Pour sa part, Mme Wong a déclaré à la chaîne de télévision Channel News Asia de Singapour que Canberra avait l’intention de « discuter avec la région et d’écouter ses préoccupations ». Elle a également réaffirmé que son pays « ne cherchera jamais à acquérir des armes nucléaires« .
Certes, tous les États de la région ne sont pas opposés à AUKUS. Bien qu’ils se soient abstenus de toute déclaration catégorique, les principaux membres de l’ANASE, tels que le Viêt Nam et Singapour, se sont montrés largement favorables à l’AUKUS, reconnaissant la nécessité de contrebalancer l’expansion de l’empreinte militaire de la Chine dans la région.

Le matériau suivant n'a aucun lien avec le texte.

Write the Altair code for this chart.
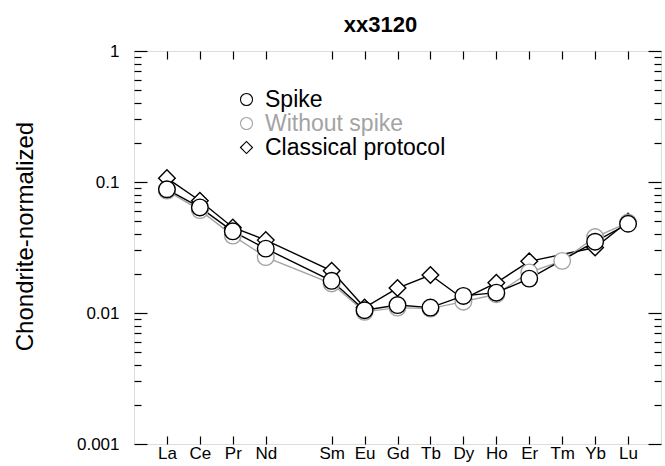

Les Philippines, qui ont renforcé leur coopération en matière de défense avec les États-Unis, l’Australie et le Japon sous la présidence de Ferdinand Marcos Jr, ont publiquement soutenu l’accord AUKUS.
« Pour les Philippines, il est important que les partenariats ou les accords dans la région indo-pacifique, tels que l’accord AUKUS, soutiennent notre quête d’une coopération régionale plus profonde et d’une vitalité et d’une résilience économiques durables, qui sont essentielles à notre développement national et à la sécurité de la région« , a déclaré le ministère philippin des affaires étrangères dans un communiqué.
« Nous considérons qu’il est important que ces accords soutiennent le rôle central de l’ANASE dans l’architecture de sécurité régionale et renforcent un ordre international fondé sur des règles qui soutient la sécurité et le développement de la région« , a ajouté le communiqué.